Critics argued that the citizenship law, taken together with a proposed National Register of Citizens (NRC), an official record of legal citizens, would marginalise Muslims. Amit Shah, India’s powerful home minister, pledged at the beginning of December to implement the register by 2024 and to “throw out all the infiltrators” — coded language for illegal Muslim immigrants. The NRC has been implemented in the north-eastern state of Assam, where almost 1.9m people were stripped of citizenship, many of them Hindus.

The new law would allow them to claim citizenship, but not Muslims, who are unlikely to find asylum in neighbouring countries. New Delhi has started constructing detention centres in Assam, sparking panic among Muslims who worry they do not have the necessary documents to prove citizenship.

“Giving shelter to persecuted minorities is a welcome move but the argument implicit in this is that India is the natural home for some religious communities and not for others,” said Ali Khan Mahmudabad, a spokesman for the Uttar Pradesh-based Samajwadi party, which counts Muslims among its supporters, in a recent editorial. Calling the law India’s “Nuremberg moment”, Mr Khan said “this goes against the spirit and letter of the Indian constitution, which grants all persons equality before the law”.

Can the law be stopped?

As pressure from the protests rises, the ruling party has sought to assure Indians that the law does not discriminate against Muslims and that the NRC would not be rolled out immediately. Mr Shah said “bona fide Indian citizens” should have no fear. But critics insist the law shatters Mahatma Gandhi’s inclusive vision for India.

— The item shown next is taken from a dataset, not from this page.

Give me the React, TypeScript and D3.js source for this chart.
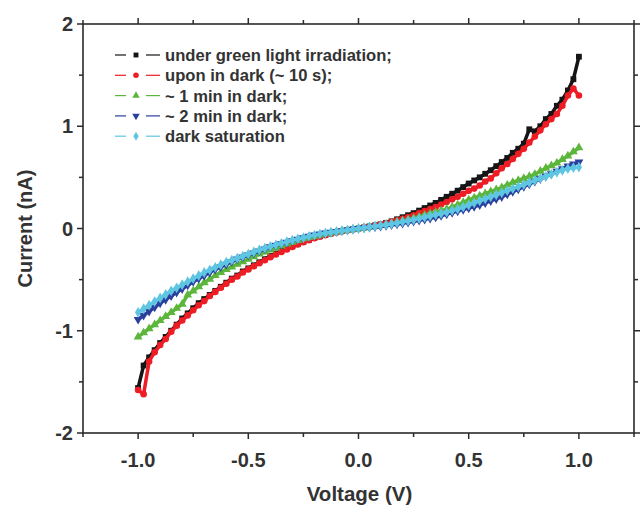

The Supreme Court will hear more than 50 petitions against the law in late January, but experts do not expect a swift resolution. “The creation of right of return for Hindus helps create an ethnic democracy, a model of democracy which follows constitutional rules but which the majority group has precedence and where citizenship is defined along ethnic lines,” said Gilles Verniers, a political scientist at Ashoka University. “For the BJP this is a doctrinal matter rather than a short-term matter. They are going to push for it no matter what.”